◆ **Work instructions**
Check every line below for the word "chart" and show those that hold it.

◆ **Collected data**

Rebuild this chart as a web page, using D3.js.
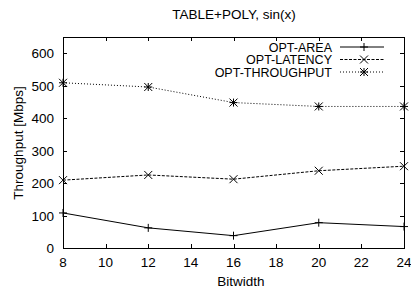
<!DOCTYPE html>
<html>
<head>
<meta charset="utf-8">
<script src="https://cdn.jsdelivr.net/npm/d3@7"></script>
<style>
  body { margin: 0; background: #fff; }
  text { font-family: "Liberation Sans", Arial, sans-serif; fill: #000; }
</style>
</head>
<body>
<div id="chart"></div>
<script>
const bitwidths = [8, 12, 16, 20, 24]
const optArea = [108, 62, 38, 78, 66]
const optLatency = [209, 225, 212, 238, 252]
const optThroughput = [509, 496, 448, 436, 436]
const xTicks = [8, 10, 12, 14, 16, 18, 20, 22, 24]
const yTicks = [0, 100, 200, 300, 400, 500, 600]

const width = 411, height = 291
let margins = { top: 37, right: 7, bottom: 43, left: 63 }
const fs = '13.5px'

const svg = d3.select('#chart').append('svg')
  .attr('width', width)
  .attr('height', height)

const x = d3.scaleLinear().domain([8, 24]).range([margins.left, width - margins.right])
const y = d3.scaleLinear().domain([0, 650]).range([height - margins.bottom, margins.top])

const series = [
  { name: 'OPT-AREA', values: optArea, dash: null, marker: 'plus' },
  { name: 'OPT-LATENCY', values: optLatency, dash: '3,1.5', marker: 'cross' },
  { name: 'OPT-THROUGHPUT', values: optThroughput, dash: '1,2', marker: 'star' }
]

// ticks, gnuplot style: inward, mirrored
const tickLen = 4
const axes = svg.append('g').attr('stroke', '#000').attr('stroke-width', 1)
xTicks.forEach(t => {
  const px = Math.round(x(t)) + 0.5
  axes.append('line').attr('x1', px).attr('x2', px)
    .attr('y1', y(0)).attr('y2', y(0) - tickLen)
  axes.append('line').attr('x1', px).attr('x2', px)
    .attr('y1', y(650)).attr('y2', y(650) + tickLen)
})
yTicks.forEach(t => {
  const py = Math.round(y(t)) + 0.5
  axes.append('line').attr('x1', x(8)).attr('x2', x(8) + tickLen)
    .attr('y1', py).attr('y2', py)
  axes.append('line').attr('x1', x(24)).attr('x2', x(24) - tickLen)
    .attr('y1', py).attr('y2', py)
})

svg.append('rect')
  .attr('x', Math.round(x(8)) + 0.5).attr('y', Math.round(y(650)) + 0.5)
  .attr('width', Math.round(x(24)) - Math.round(x(8)))
  .attr('height', Math.round(y(0)) - Math.round(y(650)))
  .attr('fill', 'none').attr('stroke', '#000')

svg.append('g').selectAll('text')
  .data(xTicks).enter().append('text')
  .attr('x', d => x(d))
  .attr('y', y(0) + 19)
  .attr('text-anchor', 'middle')
  .style('font-size', fs)
  .text(d => d)

svg.append('g').selectAll('text')
  .data(yTicks).enter().append('text')
  .attr('x', x(8) - 9)
  .attr('y', d => y(d) + 5)
  .attr('text-anchor', 'end')
  .style('font-size', fs)
  .text(d => d)

svg.append('text')
  .attr('x', 234).attr('y', 19)
  .attr('text-anchor', 'middle')
  .style('font-size', fs)
  .text('TABLE+POLY, sin(x)')

svg.append('text')
  .attr('x', 241).attr('y', 286)
  .attr('text-anchor', 'middle')
  .style('font-size', fs)
  .text('Bitwidth')

svg.append('text')
  .attr('transform', 'translate(23,143) rotate(-90)')
  .attr('text-anchor', 'middle')
  .style('font-size', fs)
  .text('Throughput [Mbps]')

function drawMarker(g, kind, cx, cy) {
  const s = 4
  const p = g.append('path').attr('stroke', '#000').attr('fill', 'none').attr('stroke-width', 1)
  if (kind === 'plus') {
    p.attr('d', `M${cx - s},${cy}H${cx + s}M${cx},${cy - s}V${cy + s}`)
  } else if (kind === 'cross') {
    p.attr('d', `M${cx - s},${cy - s}L${cx + s},${cy + s}M${cx - s},${cy + s}L${cx + s},${cy - s}`)
  } else {
    p.attr('d', `M${cx - s},${cy}H${cx + s}M${cx},${cy - s}V${cy + s}M${cx - s},${cy - s}L${cx + s},${cy + s}M${cx - s},${cy + s}L${cx + s},${cy - s}`)
  }
}

const lineGen = d3.line().x(d => x(d.bw)).y(d => y(d.v))

series.forEach((s, si) => {
  const pts = bitwidths.map((bw, i) => ({ bw: bw, v: s.values[i] }))
  svg.append('path')
    .datum(pts)
    .attr('d', lineGen)
    .attr('fill', 'none')
    .attr('stroke', '#000')
    .attr('stroke-width', 1)
    .attr('stroke-dasharray', s.dash)
  const mg = svg.append('g')
  pts.forEach(p => drawMarker(mg, s.marker, x(p.bw), y(p.v)))

  // legend entry
  const ly = 47 + si * 12.5
  svg.append('text')
    .attr('x', 332).attr('y', ly + 4.5)
    .attr('text-anchor', 'end')
    .style('font-size', '12.5px')
    .text(s.name)
  svg.append('line')
    .attr('x1', 340).attr('x2', 384)
    .attr('y1', ly).attr('y2', ly)
    .attr('stroke', '#000')
    .attr('stroke-dasharray', s.dash)
  drawMarker(svg, s.marker, 364, ly)
})
</script>
</body>
</html>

◆ **Problem solution**
Rebuild this chart as a web page, using D3.js.
<div id="chart"></div>
const svg = d3.select('#chart').append('svg')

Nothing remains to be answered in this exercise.